Robert H. Cumby
Robert H. Cumby was born on August
24, 1824, in Charlotte County, Virginia. He was probably the son of Morgan and
Levicy (Tanner) Cumby of that county. In 1836 his family moved to Lafayette
County, Mississippi, where young Cumby grew to manhood and married. Moving to
Rusk County, Texas, in 1849, Cumby built up a large plantation, owning thirty
slaves in 1860. He was elected to represent Rusk County in the Eighth Texas
Legislature, in which he served from 1859 to 1861.
On May 7, 1861, Cumby organized an infantry company at Henderson, Texas, and was elected its captain. When orders came to join the army, the orders called for a cavalry unit, so the would-be footsloggers found horses and turned troopers. The company rode to Dallas, and there became Company B of the 3rd Texas Cavalry. The 3rd served under General Ben McCulloch in Arkansas and Missouri in 1861 and early 1862. With his Rusk County company Cumby fought at the Battles of Wilson's Creek and Pea Ridge, particularly distinguishing himself at the former (his regimental commander reported his "great gallantry"'). During the Pea Ridge campaign Cumby's company led the army's advance on Bentonville and made a near-suicidal charge to break up a Union ambush, but in the battle itself they were not seriously engaged. After Pea Ridge the 3rd, along with the rest of McCulloch's division, was transferred to northern Mississippi. Upon the reorganization of the 3rd on May 20, 1862, Cumby was elected colonel. However, on June 12, 1862, he resigned his commission and returned home to Texas. Disabled with chronic diarrhea, Cumby "was in bad health, and unable to assume the command." In 1864 Governor Pendleton Murrah of Texas appointed Colonel Cumby brigadier general of the 4th Brigade of Texas State Troops. He commanded these reserve forces till the end of the war.

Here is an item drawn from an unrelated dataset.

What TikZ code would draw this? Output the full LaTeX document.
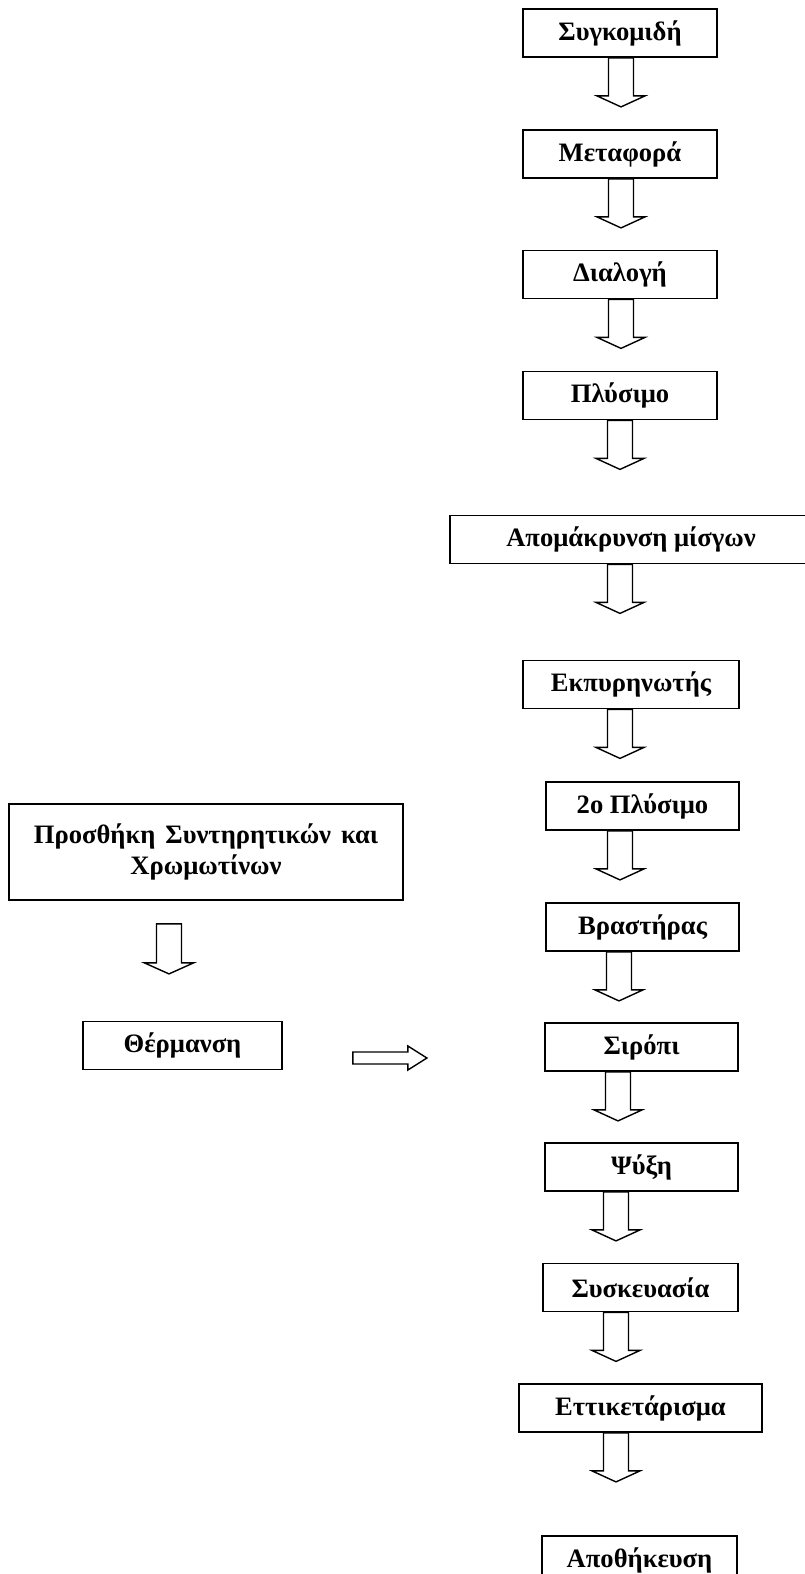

After the war General Cumby removed to Sulphur Springs in Hopkins County, Texas, where he ran a grocery store until his retirement. Cumby died in Sulphur Springs on November 19, 1881, and is buried in the City Cemetery. The town of Cumby, Texas, is named after him.
Cumby's rank of general in the Texas state army qualifies him to be considered a Confederate general.
Reference: More Generals in Gray. Bruce S. Allardice. A companion volume to Generals in Gray. Louisiana State University Press. Baton Rouge. LA.